- WRITTEN REQUEST -
Extract, without alteration, each line from the start of the listing to the line bearing "import seaborn as sns".

— Start AVAILABLE DATA —

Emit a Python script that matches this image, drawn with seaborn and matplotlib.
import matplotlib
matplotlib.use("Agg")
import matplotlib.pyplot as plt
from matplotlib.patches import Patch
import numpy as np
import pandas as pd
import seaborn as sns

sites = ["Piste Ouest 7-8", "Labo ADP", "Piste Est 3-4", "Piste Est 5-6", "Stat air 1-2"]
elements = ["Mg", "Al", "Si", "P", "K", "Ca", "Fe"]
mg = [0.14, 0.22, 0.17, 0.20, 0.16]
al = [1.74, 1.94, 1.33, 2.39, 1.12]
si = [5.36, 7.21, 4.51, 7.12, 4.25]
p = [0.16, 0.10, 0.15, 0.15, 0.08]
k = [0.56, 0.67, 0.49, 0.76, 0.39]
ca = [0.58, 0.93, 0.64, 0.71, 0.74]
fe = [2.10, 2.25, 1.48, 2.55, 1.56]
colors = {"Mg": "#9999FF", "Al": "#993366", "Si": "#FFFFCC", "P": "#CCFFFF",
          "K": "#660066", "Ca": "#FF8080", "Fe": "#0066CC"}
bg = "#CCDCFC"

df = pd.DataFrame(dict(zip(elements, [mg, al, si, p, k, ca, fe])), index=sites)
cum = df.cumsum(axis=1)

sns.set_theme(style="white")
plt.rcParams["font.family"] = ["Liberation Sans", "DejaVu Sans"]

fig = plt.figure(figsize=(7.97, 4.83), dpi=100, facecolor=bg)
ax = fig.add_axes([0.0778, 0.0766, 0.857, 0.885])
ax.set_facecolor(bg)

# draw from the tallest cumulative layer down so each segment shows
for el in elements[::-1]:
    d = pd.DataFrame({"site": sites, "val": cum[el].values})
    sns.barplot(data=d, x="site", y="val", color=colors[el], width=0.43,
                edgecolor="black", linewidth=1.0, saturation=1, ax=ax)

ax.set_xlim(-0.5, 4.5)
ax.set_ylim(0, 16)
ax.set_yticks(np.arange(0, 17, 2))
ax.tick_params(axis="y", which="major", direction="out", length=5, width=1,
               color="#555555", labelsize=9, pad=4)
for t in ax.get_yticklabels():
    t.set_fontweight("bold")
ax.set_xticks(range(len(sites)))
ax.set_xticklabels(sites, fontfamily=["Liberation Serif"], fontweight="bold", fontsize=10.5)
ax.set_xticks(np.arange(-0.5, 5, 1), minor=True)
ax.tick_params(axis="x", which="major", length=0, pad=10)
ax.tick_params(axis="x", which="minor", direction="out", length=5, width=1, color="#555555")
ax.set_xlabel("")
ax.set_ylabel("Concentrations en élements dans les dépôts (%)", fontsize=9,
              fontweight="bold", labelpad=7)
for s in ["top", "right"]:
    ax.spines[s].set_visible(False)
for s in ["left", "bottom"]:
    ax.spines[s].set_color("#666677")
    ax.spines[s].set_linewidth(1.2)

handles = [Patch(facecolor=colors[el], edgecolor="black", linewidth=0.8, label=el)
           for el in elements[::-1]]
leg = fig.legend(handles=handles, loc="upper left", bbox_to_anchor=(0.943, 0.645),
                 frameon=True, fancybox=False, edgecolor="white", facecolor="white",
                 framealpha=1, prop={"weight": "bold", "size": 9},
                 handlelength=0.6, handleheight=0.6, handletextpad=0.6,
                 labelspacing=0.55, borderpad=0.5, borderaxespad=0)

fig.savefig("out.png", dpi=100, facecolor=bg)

— End AVAILABLE DATA —

- RESPONSE TO THIS EXERCISE -
Emit a Python script that matches this image, drawn with seaborn and matplotlib.
import matplotlib
matplotlib.use("Agg")
import matplotlib.pyplot as plt
from matplotlib.patches import Patch
import numpy as np
import pandas as pd
import seaborn as sns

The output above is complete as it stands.